Нам ведь что мешает? Отношение к фондам сегодня подозрительное. Появилось довольно много структур, «благотворительных» только по названию, которые и себя дискредитировали, и бросили тень на других. Те, кто в них поверил, сотрудничал с ними, разочарованы, раздражены. Попробуйте-ка переубедить человека, потратившего деньги впустую! Все это настолько затрудняет нашу работу, что иногда хочется махнуть на нее рукой и отказаться. Она и без того требует много времени и сил, отвлекает меня от литературных занятий.

— К Вам наверняка обращаются с личными просьбами: одолжить денег на лекарство больному ребенку, на билет?.. Как реагируете?

— Если двести — триста рублей — могу дать.
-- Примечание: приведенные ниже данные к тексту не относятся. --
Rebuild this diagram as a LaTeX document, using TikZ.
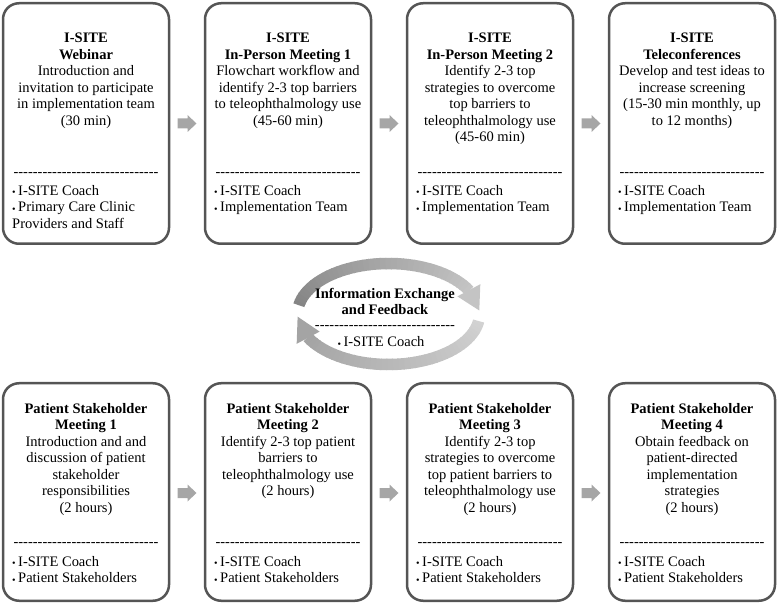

Если больше… Знаете, литератор сегодня в материальном плане — совсем не то, что в советское время, когда мои книги выходили миллионными тиражами. Нынешний писатель, издающийся тиражом в три-пять тысяч экземпляров, жить на литературный заработок почти не может. Мне помогает пенсия. А пенсионер как меценат — это не фигура.

— А нищим подаете в подземных переходах?

— Раньше всегда подавал, меня отец к этому приучил. Он никогда не проходил мимо нищего, чтобы не дать ему какую-то мелочь. Особенно в маленьких городах, где прошло мое детство, — Старая Русса, Пестово, Боровичи, Анциферово, — там это было принято, и нищих-то было немного, — обычно они на церковной паперти стояли. А здесь, в Питере, к сожалению, жизнь отучила давать милостыню. Наша пресса так долго и успешно разоблачала городских попрошаек, показывая, как эта организованная система зарабатывает на жалости людей, что доверие к нищим было подорвано. Вы им верите?

— Очень выборочно.

— Наверное, потому, что невозможно отличить действительно нищего от жулика. Я думаю, то, что делает наш фонд организованным порядком, эффективнее. Мы ведем научно-исследовательские и просветительские программы, опекаем Дом призрения для девочек-подростков, Покровскую общину, больницы, госпиталь. Это реальные люди, которым нужна помощь, — и мы ее оказываем.

— Насколько милосердие связано с религией?

— На это я тоже пока не могу ответить. Мне кажется, трудное дело милосердия легче дается людям, верящим, что Господь видит их усилия. Неверующим сложнее: о том, — что они делают без огласки, известно только их совести. Точно знаю одно: когда помогаешь другим, самому становится легче.

С философской точки зрения жизнь человеческая не имеет смысла. Какой, в самом деле, смысл, если все неизбежно кончается смертью? Как писал Державин, «река времен в своем теченье уносит все дела людей…» Небольшой, частный смысл жизни можно найти в том, чтобы помогать другим. Любить их, сочувствовать им — в этом все-таки назначение человека. Ничего другого не остается.

Занимаясь обществом «Милосердие», я видел, как ребята-волонтеры сутками дежурили в больницах. Или сколачивали деревянные помосты, чтобы помочь инвалидам-колясочникам попасть в театр, в музей (тогда не было лифтов ни в Русском музее, ни в Эрмитаже), а потом развозили их по домам. Это была тяжелая работа за «спасибо», хотя даже элементарной благодарности они иногда не получали. Но у них возникало чувство самоуважения: они сделали что-то доброе, полезное, пусть анонимно. Это очень хорошее чувство, которое трудно объяснить, его надо испытать. И тогда захочется повторить этот опыт.